During world war two, an estimated 200 vessels were sunk around the Solomen Islands. Many of these wrecks make excellent dive sites suitable for recreational divers as well as technical divers.
One of the most impressive shipwrecks is the USS Aaron Ward that sits upright on the sea bed. It has a length of 104 meters/341 foot with antiaircraft guns and torpedo tubes along the deck.
With some of the guns still raised, it appears ready for battle. Also, hundreds of shell casings and deployed munition is still found around the dive site.
This shipwreck is only accessible for technical divers.
Two shipwrecks that are open for recreational divers are Kinugawa Maru and Hirokawa Maru. There is plenty to see on these wreck in the deep end and the shallower parts of the dive. Snorkelers can even have a glance at these well-preserved vessels.

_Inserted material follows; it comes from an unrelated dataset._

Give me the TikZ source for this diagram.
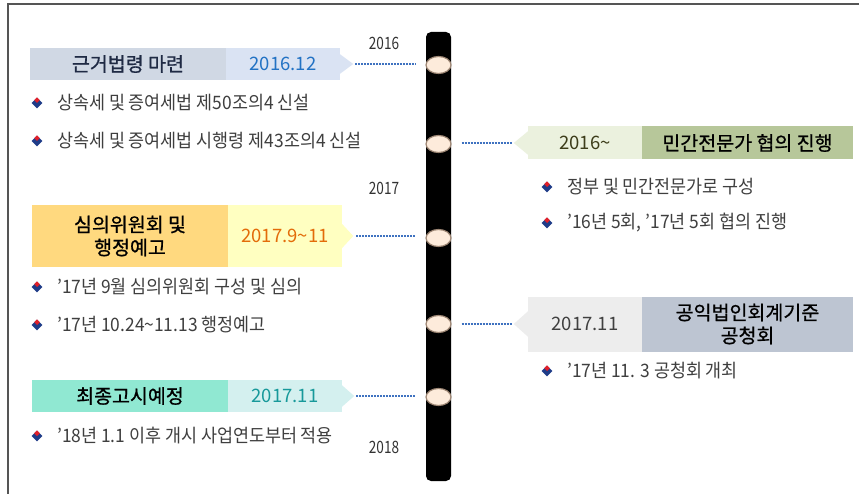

Nearby the Kinugawa Maru and Hirokawa Maru are several Mavis planes accessible for any level of diver and are in excellent condition.
As a former testing area for nuclear weapons, the Bikini Atoll store a large mock fleet of shipwrecks; this makes the Marshall islands a Mekka for wreck diver enthusiasts.
The two most famous wrecks you can visit during a Marshal Island liveaboard cruise are the USS Saratoga and the Nagato.
The USS Saratoga is an aircraft carrier where you need several days of diving to explore the entire wreck due to its massive size. You can dive this wreck within the recreational diving standards.
The Nagato partook in the attack on Pearl Harbor as a flagship of the Japanese navy. It was captured during the war, and eventually, it found its final resting position at the Bikini atoll. This wreck is beyond recreational diving limits and only accessible for technical divers.
A Papua New Guinea liveaboard has the opportunity to dive a large variety of wrecks. On the seafloor are the remains of several planes, fishing vessels, and world war two crafts.
Due to Papua New Guinea’s remoteness, most of these sites are still untouched by mass tourism.
One of the most famous shipwrecks around PNG is the Taiwanese fishing vessel, Der Yang. With a maximum depth of 30 meters/100 feet, this is a great dive site for wreck diver specialty training. A school of barracudas is often seen here as well as sharks that patrol midwater.
Another popular dive site is the Sanko Maru and Type C midget submarine. These two wrecks can be dived on a single dive as they are only separated by 50 meters.
The Type C midget submarine is still in mint condition. It was only stumbled upon in recent years when a recreational diver wanted to scan other debris off the Sanko Maru in the near surroundings.
Both wrecks give spectacular photo opportunities as there are plenty of corals attached to them.
Cenderawasih Bay, Indonesia
Cenderawasih Bay liveaboard voyages are well known for the whale shark encounters, but Manokwari’s waters produce some excellent wreck diving opportunities.
The Japanese cargo ships still hold original WWII artifacts such as grenades, guns, and ammunition cases. Other artifacts are also found, including bicycles, household items, vintage chopsticks, and full bottles of sake.
Slowly coral reef starts to appear on the wrecked metal where you can see various nudibranchs and other macro life species. While you dive around one of the wrecks, you might get a surprise visit from larger pelagic marine life such as sharks and manta rays.
To get the most out of your Cenderawasih liveaboard cruise, an advanced level is recommended.